# Given task
Set down the lines from the one containing "Write the Plotly code for this chart." to the one containing "offsets_mau = [328, 272, 212, 147, 96, 0]", both lines included, exactly as they stand and with no other lines.

# Material for this task
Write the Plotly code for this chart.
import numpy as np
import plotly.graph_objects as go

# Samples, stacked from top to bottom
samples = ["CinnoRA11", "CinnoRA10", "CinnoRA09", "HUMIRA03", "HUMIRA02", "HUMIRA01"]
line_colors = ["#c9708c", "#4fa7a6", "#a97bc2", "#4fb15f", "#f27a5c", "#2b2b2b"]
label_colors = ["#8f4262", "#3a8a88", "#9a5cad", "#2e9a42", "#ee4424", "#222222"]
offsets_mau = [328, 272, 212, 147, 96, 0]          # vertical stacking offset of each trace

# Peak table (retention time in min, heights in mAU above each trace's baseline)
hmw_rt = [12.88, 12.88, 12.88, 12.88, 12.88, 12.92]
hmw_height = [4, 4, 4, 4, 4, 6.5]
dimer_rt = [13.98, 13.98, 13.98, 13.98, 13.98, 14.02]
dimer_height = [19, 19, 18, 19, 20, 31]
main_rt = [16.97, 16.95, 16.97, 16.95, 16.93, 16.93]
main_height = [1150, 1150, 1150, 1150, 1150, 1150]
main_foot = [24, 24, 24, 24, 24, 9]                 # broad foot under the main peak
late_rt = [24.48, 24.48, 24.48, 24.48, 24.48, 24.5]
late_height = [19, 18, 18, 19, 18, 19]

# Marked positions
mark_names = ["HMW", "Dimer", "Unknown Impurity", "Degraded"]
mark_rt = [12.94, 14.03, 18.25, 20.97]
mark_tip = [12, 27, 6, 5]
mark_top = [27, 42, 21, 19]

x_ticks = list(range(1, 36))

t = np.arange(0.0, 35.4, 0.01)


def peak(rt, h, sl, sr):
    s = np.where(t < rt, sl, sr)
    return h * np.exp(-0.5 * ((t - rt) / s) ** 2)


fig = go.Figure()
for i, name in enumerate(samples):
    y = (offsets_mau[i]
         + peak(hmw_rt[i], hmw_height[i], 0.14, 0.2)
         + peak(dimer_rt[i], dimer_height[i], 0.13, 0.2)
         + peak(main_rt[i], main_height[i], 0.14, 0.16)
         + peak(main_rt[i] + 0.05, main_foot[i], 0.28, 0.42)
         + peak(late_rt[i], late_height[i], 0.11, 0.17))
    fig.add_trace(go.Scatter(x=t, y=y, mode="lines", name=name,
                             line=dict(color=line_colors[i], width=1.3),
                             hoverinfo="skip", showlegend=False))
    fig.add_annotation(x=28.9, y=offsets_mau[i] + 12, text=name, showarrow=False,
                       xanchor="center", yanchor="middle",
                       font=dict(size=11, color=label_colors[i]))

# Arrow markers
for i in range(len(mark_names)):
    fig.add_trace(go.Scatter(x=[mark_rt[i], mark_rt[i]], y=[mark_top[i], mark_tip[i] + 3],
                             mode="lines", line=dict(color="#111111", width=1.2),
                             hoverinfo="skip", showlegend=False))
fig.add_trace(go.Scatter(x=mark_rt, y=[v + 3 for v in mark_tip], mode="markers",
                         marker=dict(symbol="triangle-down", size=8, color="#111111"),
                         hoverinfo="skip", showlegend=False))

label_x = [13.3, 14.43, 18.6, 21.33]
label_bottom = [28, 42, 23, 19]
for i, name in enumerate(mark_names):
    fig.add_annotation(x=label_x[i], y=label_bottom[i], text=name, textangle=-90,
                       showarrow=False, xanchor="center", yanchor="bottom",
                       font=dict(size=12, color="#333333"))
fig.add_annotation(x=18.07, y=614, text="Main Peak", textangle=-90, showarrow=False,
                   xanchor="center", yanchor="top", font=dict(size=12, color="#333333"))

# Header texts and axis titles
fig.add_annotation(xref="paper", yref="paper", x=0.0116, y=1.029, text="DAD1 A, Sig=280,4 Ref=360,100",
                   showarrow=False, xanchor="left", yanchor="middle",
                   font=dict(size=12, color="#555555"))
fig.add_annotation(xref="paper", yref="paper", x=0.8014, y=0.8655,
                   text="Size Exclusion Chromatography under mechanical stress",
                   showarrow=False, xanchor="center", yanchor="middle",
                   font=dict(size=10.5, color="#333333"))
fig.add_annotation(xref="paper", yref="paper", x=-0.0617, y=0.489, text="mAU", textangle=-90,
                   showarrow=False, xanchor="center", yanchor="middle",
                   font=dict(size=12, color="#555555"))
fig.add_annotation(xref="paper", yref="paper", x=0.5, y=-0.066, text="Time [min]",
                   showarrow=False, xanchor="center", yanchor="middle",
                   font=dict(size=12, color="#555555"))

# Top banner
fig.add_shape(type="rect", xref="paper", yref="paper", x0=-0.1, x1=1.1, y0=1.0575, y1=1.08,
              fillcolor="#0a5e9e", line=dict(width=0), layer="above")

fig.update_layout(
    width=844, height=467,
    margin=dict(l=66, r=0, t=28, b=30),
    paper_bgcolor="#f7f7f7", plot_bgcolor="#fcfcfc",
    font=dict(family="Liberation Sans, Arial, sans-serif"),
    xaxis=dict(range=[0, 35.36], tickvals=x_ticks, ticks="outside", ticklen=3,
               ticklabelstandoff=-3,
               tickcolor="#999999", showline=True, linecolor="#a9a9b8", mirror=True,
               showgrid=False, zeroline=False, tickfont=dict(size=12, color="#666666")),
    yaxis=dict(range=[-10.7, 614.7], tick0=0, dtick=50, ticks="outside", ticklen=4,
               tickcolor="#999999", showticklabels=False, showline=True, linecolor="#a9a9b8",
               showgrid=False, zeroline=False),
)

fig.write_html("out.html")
* * *
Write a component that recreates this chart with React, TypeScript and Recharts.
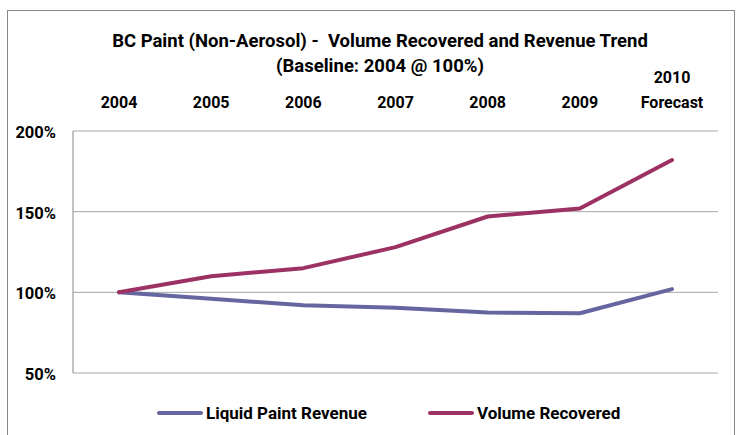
--
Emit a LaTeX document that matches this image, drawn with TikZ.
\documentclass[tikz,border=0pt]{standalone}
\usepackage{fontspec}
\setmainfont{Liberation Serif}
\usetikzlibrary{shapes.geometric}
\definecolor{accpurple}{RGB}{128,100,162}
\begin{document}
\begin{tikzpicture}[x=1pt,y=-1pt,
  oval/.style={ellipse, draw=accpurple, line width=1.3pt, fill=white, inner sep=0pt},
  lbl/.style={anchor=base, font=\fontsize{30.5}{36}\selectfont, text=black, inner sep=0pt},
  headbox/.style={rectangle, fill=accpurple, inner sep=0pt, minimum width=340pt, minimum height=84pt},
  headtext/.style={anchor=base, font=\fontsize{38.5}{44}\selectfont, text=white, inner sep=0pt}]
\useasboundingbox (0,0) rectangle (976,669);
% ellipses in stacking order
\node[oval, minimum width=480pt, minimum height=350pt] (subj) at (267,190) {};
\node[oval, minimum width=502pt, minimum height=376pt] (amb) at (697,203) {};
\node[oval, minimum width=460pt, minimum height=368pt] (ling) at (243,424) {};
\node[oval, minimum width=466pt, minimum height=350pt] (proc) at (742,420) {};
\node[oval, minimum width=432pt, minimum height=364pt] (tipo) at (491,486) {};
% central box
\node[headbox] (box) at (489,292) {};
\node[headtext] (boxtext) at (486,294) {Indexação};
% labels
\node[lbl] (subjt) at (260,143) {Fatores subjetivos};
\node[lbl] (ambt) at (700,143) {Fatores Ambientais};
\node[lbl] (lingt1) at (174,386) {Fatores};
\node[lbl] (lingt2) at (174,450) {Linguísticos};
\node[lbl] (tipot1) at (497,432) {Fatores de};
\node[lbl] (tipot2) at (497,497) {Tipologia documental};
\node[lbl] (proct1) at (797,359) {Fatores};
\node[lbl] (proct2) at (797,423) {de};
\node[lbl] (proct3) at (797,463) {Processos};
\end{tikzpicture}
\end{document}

# Result
Write the Plotly code for this chart.
import numpy as np
import plotly.graph_objects as go

# Samples, stacked from top to bottom
samples = ["CinnoRA11", "CinnoRA10", "CinnoRA09", "HUMIRA03", "HUMIRA02", "HUMIRA01"]
line_colors = ["#c9708c", "#4fa7a6", "#a97bc2", "#4fb15f", "#f27a5c", "#2b2b2b"]
label_colors = ["#8f4262", "#3a8a88", "#9a5cad", "#2e9a42", "#ee4424", "#222222"]
offsets_mau = [328, 272, 212, 147, 96, 0]          # vertical stacking offset of each trace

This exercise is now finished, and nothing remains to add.